The secret map is printed below, and while it may seem like it's done in code, it's actually quite obvious once you are on the trail -- just don't let it fall into enemy hands, because then we will have to kill you.

A bit before the Little Red Light house, right before the tennis courts, is a stone and steel bridge that crosses the railroad tracks.  Carry up the stairs of the bridge and follow the path.  After the first underpass, head directly towards the highway. To your immediate left, running parallel to the highway, is a second underpass and a narrow pathway. The path is a mish mosh of macadam, dirt and concrete and runs about 2/10 of a mile and leads right to a pair of underground stair, which will lead you under the highway.  When you exit the stairs, cross the service road, and take the ramp, which runs parallel to the service road.  The ramp doglegs up the fairly substantial hill and exits you onto Haven Ave.  Dogleg around to 178th Street, making the left onto 178th Street and the walkway to the G.W.

After you cross over into Jersey and descend from the bridge, take the first left and follow the road.  It will lead you past the Fort Lee Historic Park, the alternate route into town, and after a very steep decline, past the entrance to the Palisades Park and down to River Road.  That's pretty much it.  River Road changes names a few times as it goes through various towns along the river, but you basically follow it the next 9 miles to Hoboken.  Some older maps will show the road ending in various spots, but it is NOW continuous.

Be warned, however, that River Road is heavily trafficked and traveling it on a bike can be slightly disconcerting.  On the plus side, because of the large amounts of bicycle traffic on River Road, motorist seemed somewhat comfortable with our presence and seem to lean to extra caution.  Also, the last time I did the trip was on a Sunday and it felt distinctly like Sunday traffic.  So it's quite possible that on a week day you will have the road relatively to yourself.

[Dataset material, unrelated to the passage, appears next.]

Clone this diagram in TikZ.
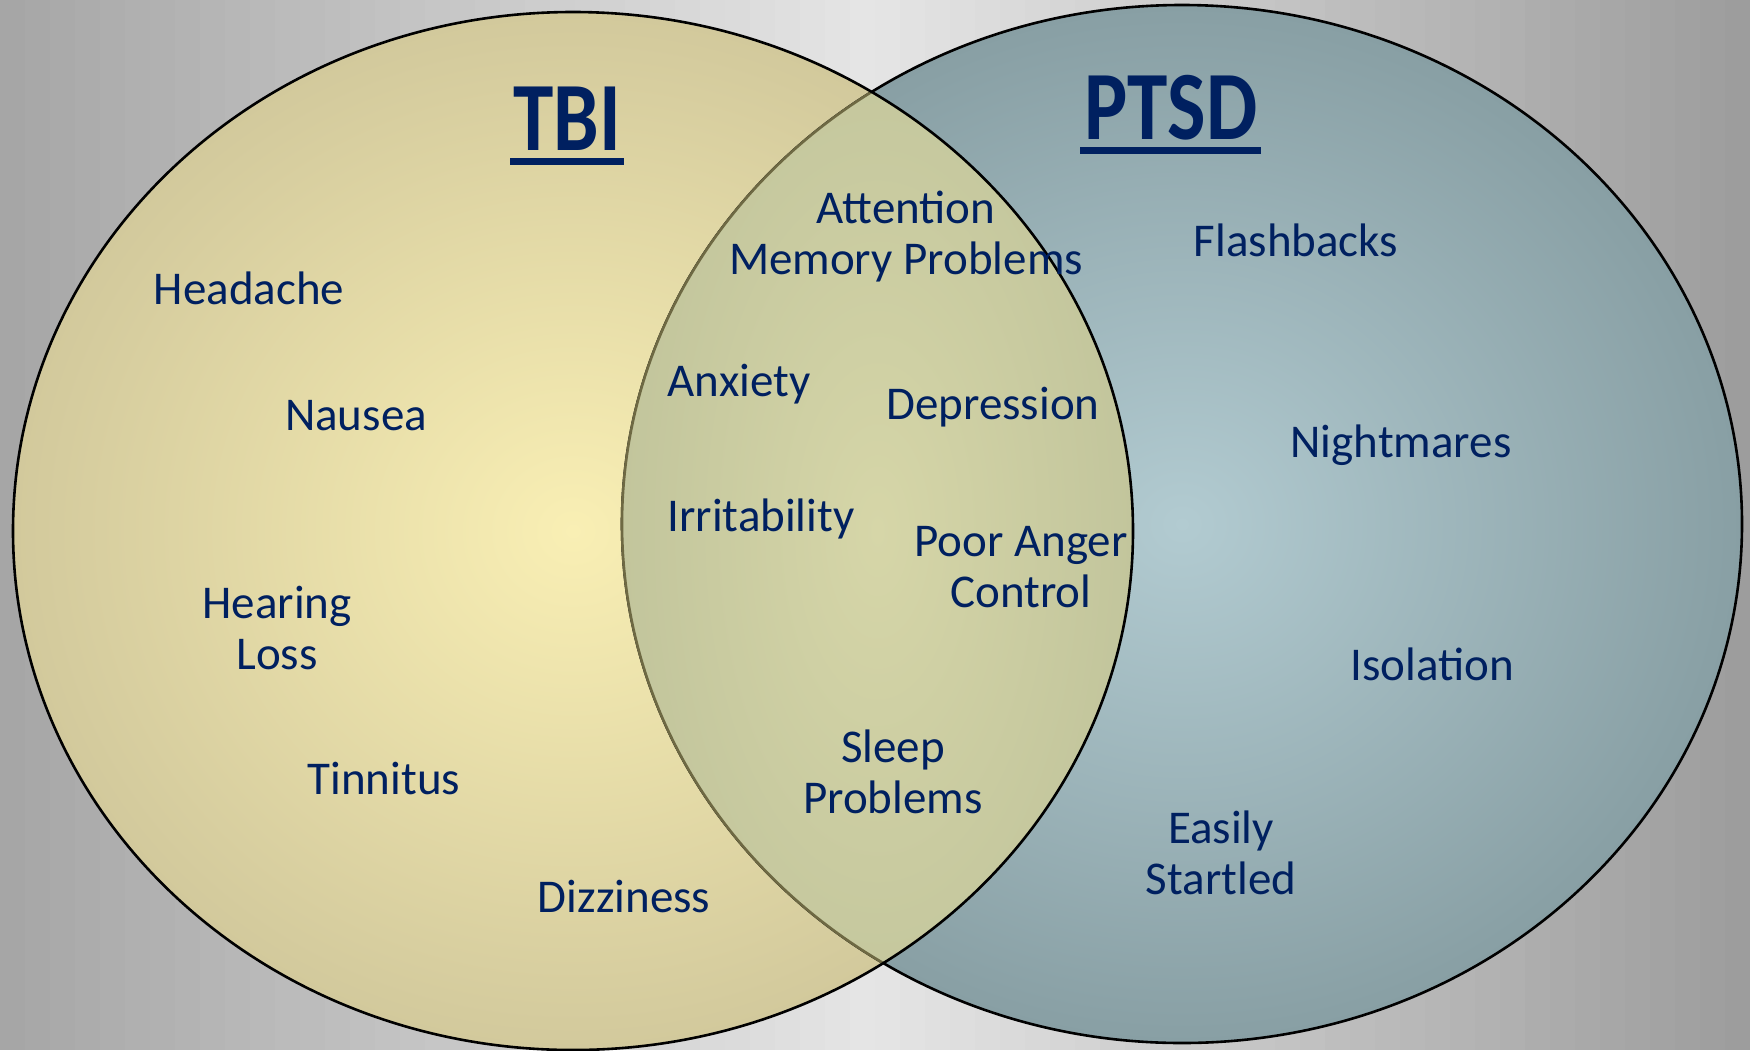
\documentclass[tikz,border=0pt]{standalone}
\usepackage{fontspec}
\usepackage{graphicx}
\setmainfont{Carlito}
\usetikzlibrary{positioning}
\definecolor{navy}{HTML}{002060}
\definecolor{rimolive}{HTML}{6E6943}
\tikzset{
    vennsize/.style={x radius=560, y radius=519},
    rim/.style={draw=black, line width=2.6},
    tbifill/.style={inner color={rgb,255:red,249;green,239;blue,180}, outer color={rgb,255:red,210;green,201;blue,156}},
    ptsdfill/.style={inner color={rgb,255:red,178;green,203;blue,209}, outer color={rgb,255:red,136;green,159;blue,164}},
    bothfill/.style={inner color={rgb,255:red,214;green,214;blue,168}, outer color={rgb,255:red,194;green,197;blue,156}},
    lbl/.style={text=navy, font=\fontsize{47}{51}\selectfont, align=center, inner sep=0pt},
    heading/.style={text=navy, font=\fontsize{98}{100}\selectfont\bfseries, inner sep=0pt, anchor=base},
    underbar/.style={navy, line width=7}
}
\begin{document}
\begin{tikzpicture}[x=1pt, y=-1pt]
    \useasboundingbox (0,0) rectangle (1750,1050);
    \clip (0,0) rectangle (1750,1050);
    \foreach \i in {0,...,69}{
        \pgfmathtruncatemacro\g{\i<35 ? 166+64*(\i+0.5)/35 : 230-74*(\i-34.5)/35}
        \definecolor{strip}{RGB}{\g,\g,\g}
        \fill[strip] (\i*25,0) rectangle (\i*25+26,1050);
    }

    \coordinate (tbic) at (573,531);
    \coordinate (ptsdc) at (1182,524);
    \shade[tbifill] (tbic) ellipse [vennsize];
    \shade[ptsdfill] (ptsdc) ellipse [vennsize];
    \draw[rim] (ptsdc) ellipse [vennsize];
    \begin{scope}
        \clip (tbic) ellipse [vennsize];
        \clip (ptsdc) ellipse [vennsize];
        \shade[bothfill] (622,12) rectangle (1133,1050);
    \end{scope}
    \begin{scope}
        \clip (tbic) ellipse [vennsize];
        \draw[rim, draw=rimolive] (ptsdc) ellipse [vennsize];
    \end{scope}
    \draw[rim] (tbic) ellipse [vennsize];

    \node[heading] (tbi) at (567,150) {\scalebox{0.83}[1]{TBI}};
    \node[heading] (ptsd) at (1171,139) {\scalebox{0.83}[1]{PTSD}};
    \draw[underbar] ([xshift=-3pt, yshift=-11pt]tbi.base west) -- ([xshift=3pt, yshift=-11pt]tbi.base east);
    \draw[underbar] ([xshift=-4pt, yshift=-11pt]ptsd.base west) -- ([xshift=3pt, yshift=-11pt]ptsd.base east);

    \node[lbl] (headache) at (249,288) {Headache};
    \node[lbl] (nausea) at (356,416) {Nausea};
    \node[lbl] (hearing) at (277,628) {Hearing\\Loss};
    \node[lbl] (tinnitus) at (384,778) {Tinnitus};
    \node[lbl] (dizziness) at (624,896) {Dizziness};

    \node[lbl] (attention) at (906,237) {Attention\\Memory Problems};
    \node[lbl] (anxiety) at (739,384) {Anxiety};
    \node[lbl] (depression) at (993,407) {Depression};
    \node[lbl] (irritability) at (761,519) {Irritability};
    \node[lbl] (anger) at (1021,567) {Poor Anger\\Control};
    \node[lbl] (sleep) at (893,772) {Sleep\\Problems};

    \node[lbl] (flashbacks) at (1296,240) {Flashbacks};
    \node[lbl] (nightmares) at (1401,445) {Nightmares};
    \node[lbl] (isolation) at (1432,664) {Isolation};
    \node[lbl] (startled) at (1221,853) {Easily\\Startled};
\end{tikzpicture}
\end{document}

Along the shore line, you will occasionally notice fragments of what will one day be the Henry Hudson biking and walking path, which is hoped will run from the G.W. bridge to the Liberty Science Center.  Currently, it exists  in so many short, unlinked fragments, that you will spend the better part of your day crossing and re-crossing a considerably dangerous highway to reach it. Better to avoid it completely.  As of yet, nowhere does the trail span a long enough distance to make the crossing worth the effort -- although it's perfect as a break spot.
Also, should you need to end your trip early, you will pass several NY Waterway Ferry Terminals, which will take you to various Manhattan locations.  The only place where you may run into trouble direction wise is in Hoboken, see map below.  (The map will be more of a use, should you decide to do the trip from south to north, as the turn off from Park to River Road/Harbor Blvd. is a bit tricky) River Road/Harbor Blvd. brings you out on Park and 16th Street. If you proceed south another 16 long blocks,and then hang a left on Hudson Place (1st Street),  you will come to the Hoboken Ferry Terminal and the PATH station. Although I prefer hanging the left on 14th Street and either taking Hudson, or Frank Sinatra Drive -- which goes around the Stevens Institute -- down to the Ferry. The Hoboken Ferry takes you back to the bike path on the west side of Manhattan -- finishing on a nautical note.